**Work required**
Return the material exactly, first line through the line containing "import * as", and nothing more. Pictures stay out.

[Dataset extract start]

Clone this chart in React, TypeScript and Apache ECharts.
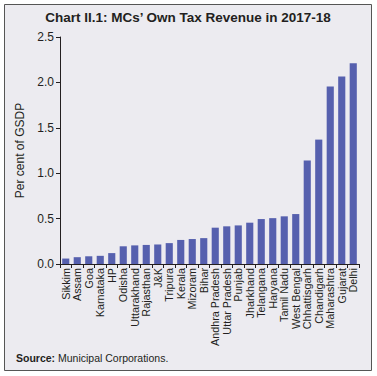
import React, { useEffect, useRef } from "react";
import * as echarts from "echarts";

const categories = [
  "Sikkim", "Assam", "Goa", "Karnataka", "HP", "Odisha", "Uttarakhand", "Rajasthan", "J&K",
  "Tripura", "Kerala", "Mizoram", "Bihar", "Andhra Pradesh", "Uttar Pradesh", "Punjab",
  "Jharkhand", "Telangana", "Haryana", "Tamil Nadu", "West Bengal", "Chhattisgarh",
  "Chandigarh", "Maharashtra", "Gujarat", "Delhi",
];
const values = [
  0.06, 0.075, 0.085, 0.09, 0.12, 0.195, 0.205, 0.21, 0.215,
  0.23, 0.265, 0.275, 0.285, 0.4, 0.415, 0.425,
  0.455, 0.495, 0.505, 0.525, 0.55, 1.14,
  1.37, 1.955, 2.065, 2.21,
];
const titleText = "Chart II.1: MCs\u2019 Own Tax Revenue in 2017-18";
const yAxisName = "Per cent of GSDP";

export default function App() {
  const ref = useRef<HTMLDivElement>(null);
  useEffect(() => {
    if (!ref.current) return;
    const chart = echarts.init(ref.current, null, { renderer: "svg" });
    const font = "Liberation Sans, Arial, Helvetica, sans-serif";
    chart.setOption({
      animation: false,
      backgroundColor: "#ffffff",
      graphic: [
        {
          type: "rect",
          shape: { x: 4.5, y: 4.5, width: 367, height: 366 },
          style: { fill: "#ECEBF0", stroke: "#555555", lineWidth: 1 },
          z: -10,
        },
        {
          type: "text",
          x: 188,
          y: 17,
          style: {
            text: titleText,
            font: `bold 13.5px ${font}`,
            fill: "#231f20",
            align: "center",
            verticalAlign: "middle",
          },
        },
        {
          type: "text",
          x: 16,
          y: 358,
          style: {
            text: "{b|Source:} Municipal Corporations.",
            rich: {
              b: { fontWeight: "bold", fontSize: 10.5, fontFamily: font, fill: "#231f20" },
            },
            font: `10.5px ${font}`,
            fill: "#231f20",
            verticalAlign: "middle",
          },
        },
      ],
      grid: { left: 60, right: 18, top: 37, bottom: 112, containLabel: false },
      xAxis: {
        type: "category",
        data: categories,
        boundaryGap: true,
        axisLine: { lineStyle: { color: "#231f20", width: 1 } },
        axisTick: { show: true, alignWithLabel: false, length: 4, lineStyle: { color: "#231f20" } },
        axisLabel: {
          interval: 0,
          rotate: 90,
          fontSize: 10.8,
          fontFamily: font,
          color: "#231f20",
          margin: 4,
        },
      },
      yAxis: {
        type: "value",
        min: 0,
        max: 2.5,
        interval: 0.5,
        name: yAxisName,
        nameLocation: "middle",
        nameGap: 28,
        nameTextStyle: { fontSize: 12, fontFamily: font, color: "#231f20" },
        splitLine: { show: false },
        axisLine: { show: true, lineStyle: { color: "#231f20", width: 1 } },
        axisTick: { show: true, length: 4, lineStyle: { color: "#231f20" } },
        axisLabel: {
          fontSize: 12,
          fontFamily: font,
          color: "#231f20",
          margin: 6,
          formatter: (v: number) => v.toFixed(1),
        },
      },
      series: [
        {
          type: "bar",
          data: values,
          barCategoryGap: "38%",
          itemStyle: { color: "#5660AE" },
        },
      ],
    });
    return () => chart.dispose();
  }, []);
  return (
    <div
      ref={ref}
      style={{ position: "fixed", left: 0, top: 0, width: 377, height: 376 }}
    />
  );
}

[Dataset extract end]

**Response**
Clone this chart in React, TypeScript and Apache ECharts.
import React, { useEffect, useRef } from "react";
import * as echarts from "echarts";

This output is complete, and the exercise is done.